= Inger Marie Plum =

Danish businesswoman (1889–1965)

Inger Marie Plum (1889–1965) was a pioneering Danish businesswoman. She is remembered for assisting her older brother, Paul Munk Plum, in running his branch of the family's butter export business, P.M. Plum Export-Kompagni. When he died in 1934, she took the firm over at a time when it was unusual for women to run industrial companies. After the Second World War, she successfully headed the firm's extension into canning, including tinned meats. Shortly before her retirement in 1961, she arranged for the company to become a subsidiary of the canning firm Hafnia.

==Early life==
Born on 9 April 1889 in Copenhagen, Inger Marie Plum was the daughter of the wholesaler Sophus Munk Plum (1847–1904) and his wife Antonie Christine Elisabeth Marie née Christiansen (1859–1910). She was the sixth of the family's 15 children. After completing her school education, when she was 21 she received a history teacher's diploma from N. Zahle's Seminary.
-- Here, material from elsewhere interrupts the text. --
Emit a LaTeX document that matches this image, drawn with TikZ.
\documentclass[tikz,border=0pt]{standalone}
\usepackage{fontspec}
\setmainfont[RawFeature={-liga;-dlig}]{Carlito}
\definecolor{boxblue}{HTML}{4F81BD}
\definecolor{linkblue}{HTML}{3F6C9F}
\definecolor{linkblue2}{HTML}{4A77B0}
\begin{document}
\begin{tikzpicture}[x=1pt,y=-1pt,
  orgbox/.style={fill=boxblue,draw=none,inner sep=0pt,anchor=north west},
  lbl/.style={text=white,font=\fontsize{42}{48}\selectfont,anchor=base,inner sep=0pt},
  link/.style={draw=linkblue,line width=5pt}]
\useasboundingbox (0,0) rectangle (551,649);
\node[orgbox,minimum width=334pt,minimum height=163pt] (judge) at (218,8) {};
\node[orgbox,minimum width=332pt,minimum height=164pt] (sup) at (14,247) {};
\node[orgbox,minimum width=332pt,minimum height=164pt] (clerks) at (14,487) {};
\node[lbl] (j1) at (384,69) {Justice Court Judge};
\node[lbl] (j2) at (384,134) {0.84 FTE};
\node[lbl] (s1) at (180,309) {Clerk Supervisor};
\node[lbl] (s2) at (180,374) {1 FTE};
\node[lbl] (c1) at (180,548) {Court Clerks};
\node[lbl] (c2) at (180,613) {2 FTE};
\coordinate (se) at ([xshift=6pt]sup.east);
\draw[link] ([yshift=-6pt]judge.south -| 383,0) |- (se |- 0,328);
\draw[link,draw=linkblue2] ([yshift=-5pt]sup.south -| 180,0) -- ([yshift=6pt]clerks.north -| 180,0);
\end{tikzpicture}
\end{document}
Shortly afterwards, following the death of her father and then of her mother, she was left to care for her younger siblings for a number of years.

==Career==

In the mid-1920s, she began to help her brother Paul who been active in his father's butter business until he sold it and started his own butter firm as PM Plum Eksport-Kompagni. After rapidly acquiring the necessary expertise, she became a member of the board in 1931. When her brother died in 1934, she took over the management of the company. Her qualifications were recognized and she was able to sit on the Stock Exchange's Butter Committee (Børsens Smørbedømmelsesudvalg) and the Butter Listing Committee (Smørnoteringsudvalget). After the Second World War, the company focused increasingly on canned meat. In 1960, she arranged for the company to become a subsidiary of the Hafnia canning concern. She withdrew from her business operations in 1962.

Plum went on to document her family history and their contribution to the Danish butter trade, especially in the Erhvervshistorisk Årbog (1964).

Inger Marie Plum died on 2 September 1965 in Copenhagen and is buried in Tibirke Cemetery.